Exercise details:
Write out word for word each line of the records, beginning at the first and stopping after the line with "import numpy as np". Leave the pictures out.

Source code of charts
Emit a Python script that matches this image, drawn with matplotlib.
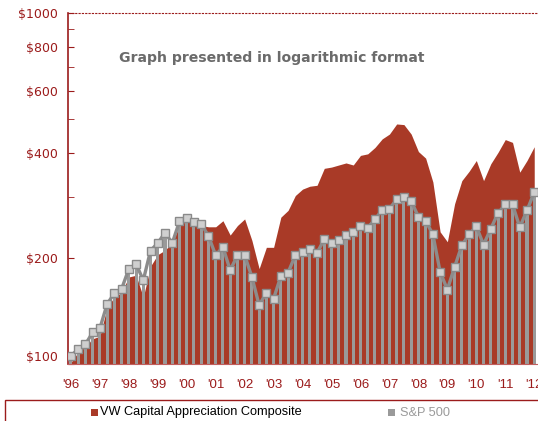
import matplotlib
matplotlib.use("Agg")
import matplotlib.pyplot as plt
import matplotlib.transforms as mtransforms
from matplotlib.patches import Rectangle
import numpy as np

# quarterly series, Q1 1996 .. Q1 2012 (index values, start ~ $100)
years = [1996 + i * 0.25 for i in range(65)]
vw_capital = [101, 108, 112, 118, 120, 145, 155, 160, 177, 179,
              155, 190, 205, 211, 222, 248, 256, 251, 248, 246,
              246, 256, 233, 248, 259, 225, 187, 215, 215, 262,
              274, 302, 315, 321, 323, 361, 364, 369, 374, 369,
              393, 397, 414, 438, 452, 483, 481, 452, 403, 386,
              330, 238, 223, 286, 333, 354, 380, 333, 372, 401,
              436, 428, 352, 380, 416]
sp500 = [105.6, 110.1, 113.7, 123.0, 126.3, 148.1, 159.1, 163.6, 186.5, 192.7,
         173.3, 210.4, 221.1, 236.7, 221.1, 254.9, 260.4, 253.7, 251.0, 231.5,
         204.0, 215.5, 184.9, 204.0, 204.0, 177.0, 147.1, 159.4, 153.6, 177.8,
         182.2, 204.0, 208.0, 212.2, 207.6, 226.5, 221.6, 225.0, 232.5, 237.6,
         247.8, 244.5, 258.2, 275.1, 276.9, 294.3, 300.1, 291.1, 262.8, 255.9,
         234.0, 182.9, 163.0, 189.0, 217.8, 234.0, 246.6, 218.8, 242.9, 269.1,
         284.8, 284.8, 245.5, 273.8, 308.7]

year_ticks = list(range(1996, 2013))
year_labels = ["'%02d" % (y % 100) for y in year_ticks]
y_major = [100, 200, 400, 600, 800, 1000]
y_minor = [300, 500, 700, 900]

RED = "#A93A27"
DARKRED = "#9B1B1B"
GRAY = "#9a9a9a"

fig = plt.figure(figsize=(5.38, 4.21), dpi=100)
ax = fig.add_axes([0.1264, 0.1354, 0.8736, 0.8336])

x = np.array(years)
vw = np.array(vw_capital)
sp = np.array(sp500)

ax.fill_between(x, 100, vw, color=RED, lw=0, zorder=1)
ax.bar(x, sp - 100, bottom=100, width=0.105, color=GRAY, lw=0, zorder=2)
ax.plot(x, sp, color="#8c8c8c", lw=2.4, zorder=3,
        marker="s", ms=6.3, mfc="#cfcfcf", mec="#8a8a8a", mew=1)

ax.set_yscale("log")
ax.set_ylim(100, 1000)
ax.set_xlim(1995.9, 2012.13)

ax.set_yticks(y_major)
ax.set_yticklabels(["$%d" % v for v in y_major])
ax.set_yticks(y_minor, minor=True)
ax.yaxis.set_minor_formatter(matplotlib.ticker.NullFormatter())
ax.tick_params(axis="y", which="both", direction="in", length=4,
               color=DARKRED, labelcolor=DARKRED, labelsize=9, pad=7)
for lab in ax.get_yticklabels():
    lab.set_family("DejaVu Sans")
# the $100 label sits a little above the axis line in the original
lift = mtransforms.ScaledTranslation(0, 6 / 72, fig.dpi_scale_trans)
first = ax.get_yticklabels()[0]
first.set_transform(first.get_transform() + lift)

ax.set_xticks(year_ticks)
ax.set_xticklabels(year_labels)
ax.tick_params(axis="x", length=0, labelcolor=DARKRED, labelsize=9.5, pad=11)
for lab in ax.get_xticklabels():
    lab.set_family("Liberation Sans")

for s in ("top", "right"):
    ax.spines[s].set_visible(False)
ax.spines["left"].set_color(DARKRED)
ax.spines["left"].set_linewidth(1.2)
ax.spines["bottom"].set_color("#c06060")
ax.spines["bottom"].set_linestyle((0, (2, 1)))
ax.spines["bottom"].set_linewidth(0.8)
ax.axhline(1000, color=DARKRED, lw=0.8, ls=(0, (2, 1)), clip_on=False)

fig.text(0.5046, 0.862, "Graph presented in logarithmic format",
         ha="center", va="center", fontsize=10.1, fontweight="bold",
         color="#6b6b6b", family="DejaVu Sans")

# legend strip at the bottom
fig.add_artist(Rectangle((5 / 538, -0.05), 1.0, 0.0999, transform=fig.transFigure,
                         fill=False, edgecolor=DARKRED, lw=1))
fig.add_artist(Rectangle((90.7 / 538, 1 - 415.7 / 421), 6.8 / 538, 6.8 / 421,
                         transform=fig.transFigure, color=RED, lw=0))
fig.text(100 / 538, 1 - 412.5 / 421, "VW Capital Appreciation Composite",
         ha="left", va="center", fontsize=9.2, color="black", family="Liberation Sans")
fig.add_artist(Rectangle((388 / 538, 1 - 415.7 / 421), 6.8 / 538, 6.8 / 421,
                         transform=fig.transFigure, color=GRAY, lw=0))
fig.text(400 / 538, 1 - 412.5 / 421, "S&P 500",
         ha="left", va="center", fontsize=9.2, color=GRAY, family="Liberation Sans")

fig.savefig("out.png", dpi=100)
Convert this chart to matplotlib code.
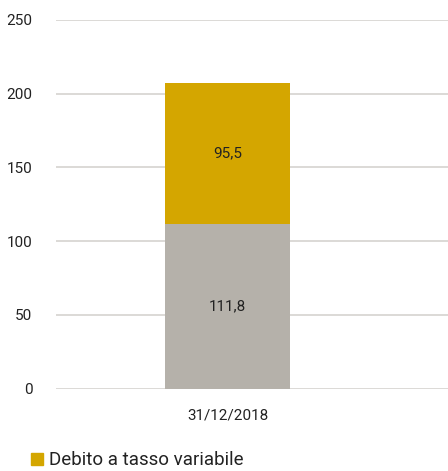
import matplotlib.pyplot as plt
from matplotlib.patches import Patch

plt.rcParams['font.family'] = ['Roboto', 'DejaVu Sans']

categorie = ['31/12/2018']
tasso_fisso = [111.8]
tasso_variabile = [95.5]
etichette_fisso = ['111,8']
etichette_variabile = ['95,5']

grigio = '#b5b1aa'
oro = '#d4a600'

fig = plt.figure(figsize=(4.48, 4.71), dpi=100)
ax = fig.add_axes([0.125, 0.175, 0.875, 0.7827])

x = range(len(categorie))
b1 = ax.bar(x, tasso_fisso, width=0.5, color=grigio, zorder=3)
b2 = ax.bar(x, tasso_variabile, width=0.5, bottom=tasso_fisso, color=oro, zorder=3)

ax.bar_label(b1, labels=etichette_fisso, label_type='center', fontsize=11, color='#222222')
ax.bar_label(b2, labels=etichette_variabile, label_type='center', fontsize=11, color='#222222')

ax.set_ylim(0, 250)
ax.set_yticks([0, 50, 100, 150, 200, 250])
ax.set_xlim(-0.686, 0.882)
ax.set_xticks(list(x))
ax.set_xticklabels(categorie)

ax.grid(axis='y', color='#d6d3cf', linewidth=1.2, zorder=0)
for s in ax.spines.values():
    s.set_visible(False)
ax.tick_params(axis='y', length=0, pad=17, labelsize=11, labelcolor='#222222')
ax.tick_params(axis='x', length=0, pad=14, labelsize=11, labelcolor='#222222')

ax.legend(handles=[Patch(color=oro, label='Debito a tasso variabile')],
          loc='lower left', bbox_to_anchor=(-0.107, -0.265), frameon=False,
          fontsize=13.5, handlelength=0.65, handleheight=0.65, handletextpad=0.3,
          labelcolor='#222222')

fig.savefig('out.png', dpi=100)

Final answer:
Emit a Python script that matches this image, drawn with matplotlib.
import matplotlib
matplotlib.use("Agg")
import matplotlib.pyplot as plt
import matplotlib.transforms as mtransforms
from matplotlib.patches import Rectangle
import numpy as np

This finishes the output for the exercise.